No matter their middle-class upbringings and celebrity aspirations—only Eazy had banged to any meaningful degree, via a loose affiliation with the Kelly Park Crips—the fact remained that N.W.A. grew up amidst a war between people who looked like them and police who didn’t, provided the creative fuel for their gangsta performance—observation plus confrontation. As Dan Charnas recounts in his book The Big Payback, "they had all grown up around gangs and guns—in South Central, that was reality." So when the group’s early mentor Lonzo Williams ran into Dre and Eazy buying guns at L.A.’s Carson Mall, he was shocked, and asked them what was going on. Their response was plain: they were going on their first tour. "Dre, Eazy, and Cube were turning that reality into theater, and now that theater was becoming real, too," Charnas explains. "Of course they were buying guns. Everywhere they went now, real gangsters were trying to test them." Their manager Jerry Heller wrote the purchases off as a business expense—to the IRS, they were "stage props."

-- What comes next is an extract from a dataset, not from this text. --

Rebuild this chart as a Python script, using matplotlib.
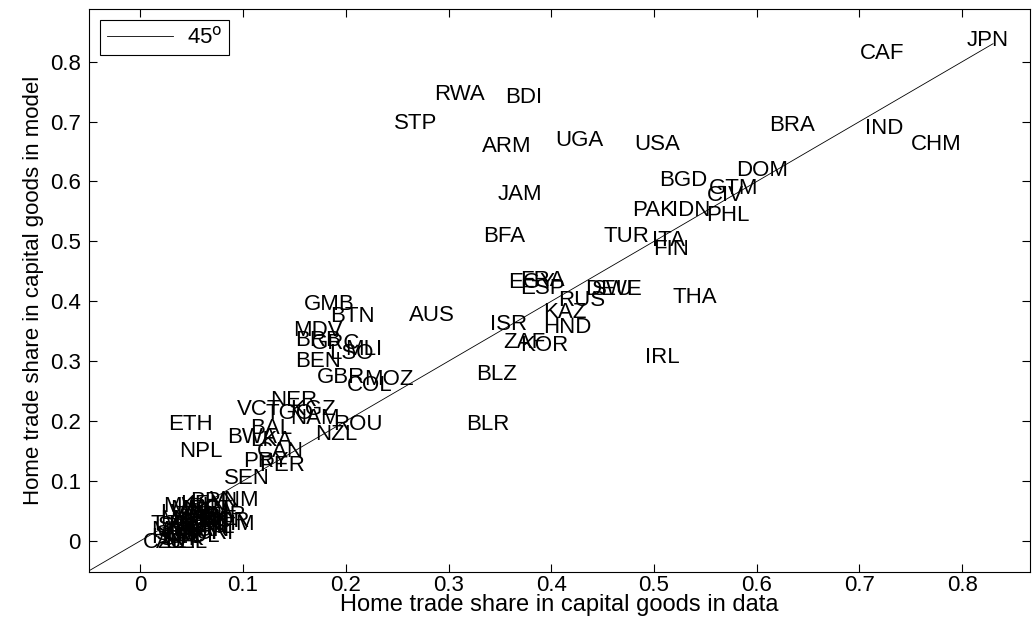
import numpy as np
import matplotlib
matplotlib.use("Agg")
import matplotlib.pyplot as plt

plt.rcParams['font.family'] = ['Liberation Sans', 'DejaVu Sans']

# country codes, home trade share in data (x) and in model (y)
codes = ["JPN", "CAF", "BRA", "IND", "CHM", "USA", "UGA", "ARM", "BDI", "RWA",
         "STP", "DOM", "BGD", "GTM", "CIV", "JAM", "PAK", "IDN", "PHL", "BFA",
         "TUR", "ITA", "FIN", "EGY", "FRA", "ESP", "DEU", "SWE", "RUS", "THA",
         "KAZ", "ISR", "HND", "ZAF", "KOR", "IRL", "BLZ", "BLR", "GMB", "BTN",
         "AUS", "MDV", "BRB", "GRC", "MLI", "LSO", "BEN", "GBR", "MOZ", "COL",
         "NER", "VCT", "KGZ", "TGO", "NAM", "ROU", "ETH", "BAL", "NZL", "BWA",
         "LKA", "CAN", "NPL", "PRY", "PER", "SEN", "BRN", "VNM",
         "MWI", "MNG", "KEN", "TZA", "GHA", "CMR", "KHM", "TJK", "MAR", "TUN",
         "MEX", "CHL", "ARG", "URY", "PAN", "CRI", "SLV", "NIC", "POL", "HUN",
         "SVK", "CZE", "AUT", "BEL", "NLD", "DNK", "CHE", "NOR", "PRT", "SVN",
         "EST", "LVA", "MYS", "SGP"]
data_share = [0.804, 0.700, 0.612, 0.705, 0.750, 0.481, 0.404, 0.333, 0.355, 0.286,
              0.247, 0.580, 0.505, 0.553, 0.551, 0.348, 0.479, 0.518, 0.551, 0.334,
              0.451, 0.498, 0.499, 0.358, 0.370, 0.370, 0.433, 0.440, 0.407, 0.518,
              0.392, 0.340, 0.392, 0.353, 0.370, 0.491, 0.327, 0.317, 0.159, 0.185,
              0.261, 0.149, 0.151, 0.166, 0.199, 0.184, 0.151, 0.172, 0.218, 0.201,
              0.126, 0.094, 0.146, 0.122, 0.146, 0.188, 0.027, 0.107, 0.170, 0.084,
              0.107, 0.113, 0.038, 0.100, 0.116, 0.081, 0.048, 0.068,
              0.022, 0.029, 0.039, 0.034, 0.044, 0.054, 0.063, 0.010, 0.019, 0.029,
              0.039, 0.049, 0.024, 0.034, 0.044, 0.054, 0.015, 0.024, 0.034, 0.010,
              0.019, 0.002, 0.015, 0.024, 0.031, 0.041, 0.049, 0.058, 0.027, 0.037,
              0.047, 0.019, 0.010, 0.017]
model_share = [0.836, 0.813, 0.693, 0.688, 0.661, 0.661, 0.669, 0.658, 0.740, 0.746,
               0.696, 0.618, 0.601, 0.589, 0.576, 0.579, 0.551, 0.551, 0.543, 0.508,
               0.508, 0.501, 0.486, 0.432, 0.434, 0.421, 0.419, 0.419, 0.402, 0.407,
               0.382, 0.362, 0.356, 0.331, 0.326, 0.306, 0.277, 0.194, 0.394, 0.374,
               0.377, 0.352, 0.334, 0.329, 0.319, 0.312, 0.299, 0.272, 0.270, 0.259,
               0.234, 0.220, 0.220, 0.212, 0.205, 0.194, 0.194, 0.187, 0.177, 0.172,
               0.167, 0.150, 0.149, 0.132, 0.125, 0.104, 0.065, 0.068,
               0.057, 0.052, 0.060, 0.043, 0.048, 0.043, 0.028, 0.028, 0.035, 0.027,
               0.032, 0.023, 0.018, 0.013, 0.018, 0.013, 0.010, 0.005, 0.007, 0.005,
               0.002, -0.003, -0.003, -0.002, 0.035, 0.038, 0.035, 0.032, 0.022, 0.025,
               0.052, 0.045, 0.018, 0.025]

line_ends = [-0.05, 0.83]
ticks = [0, 0.1, 0.2, 0.3, 0.4, 0.5, 0.6, 0.7, 0.8]

fig = plt.figure(figsize=(10.36, 6.25), dpi=100)
ax = fig.add_axes([0.0859, 0.0848, 0.9083, 0.9008])

ax.plot(line_ends, line_ends, color='k', lw=0.6, label='45$^\\mathrm{o}$')
for c, xv, yv in zip(codes, data_share, model_share):
    ax.text(xv, yv, c, ha='left', va='center', fontsize=16, color='k')

ax.set_xlim(-0.05, 0.866)
ax.set_ylim(-0.052, 0.888)
ax.set_xticks(ticks)
ax.set_yticks(ticks)
ax.set_xticklabels([f"{t:g}" for t in ticks])
ax.set_yticklabels([f"{t:g}" for t in ticks])
ax.tick_params(direction='in', length=6, width=0.8, top=True, right=True, labelsize=16)
ax.tick_params(axis='x', pad=2)
ax.tick_params(axis='y', pad=6)
for s in ax.spines.values():
    s.set_linewidth(0.8)

ax.set_xlabel("Home trade share in capital goods in data", fontsize=17, labelpad=-1)
ax.set_ylabel("Home trade share in capital goods in model", fontsize=16, labelpad=4)

leg = ax.legend(loc='upper left', fontsize=16, fancybox=False, edgecolor='k',
                framealpha=1, handlelength=3.0, borderaxespad=0.5,
                borderpad=0.3, handletextpad=0.6)
leg.get_frame().set_linewidth(0.8)

fig.savefig("out.png", dpi=100)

For many observers, this ontological cocktail—part documentary, part Alice Cooper—made no sense. In a 1990 feature for the Source, rap journalist David Mills claimed that N.W.A’s shock tactics eradicated their claims to represent "the strength of street knowledge." That’s true, though only if rap is viewed through the journalistic convention of objectivity. By freely mixing hard-’hood realities with creative, cocksure fictions traceable back to the blues, N.W.A took rap through the same reality looking-glass that "COPS" and "America’s Most Wanted" were doing for TV’s primarily white audiences seeking a fresh view of American law and order. For N.W.A and the early solo careers of Ice Cube and Dr. Dre, reality gave them a chance to symbolically stand behind the lens of the camera and rifle scope, instead of serving as their targets.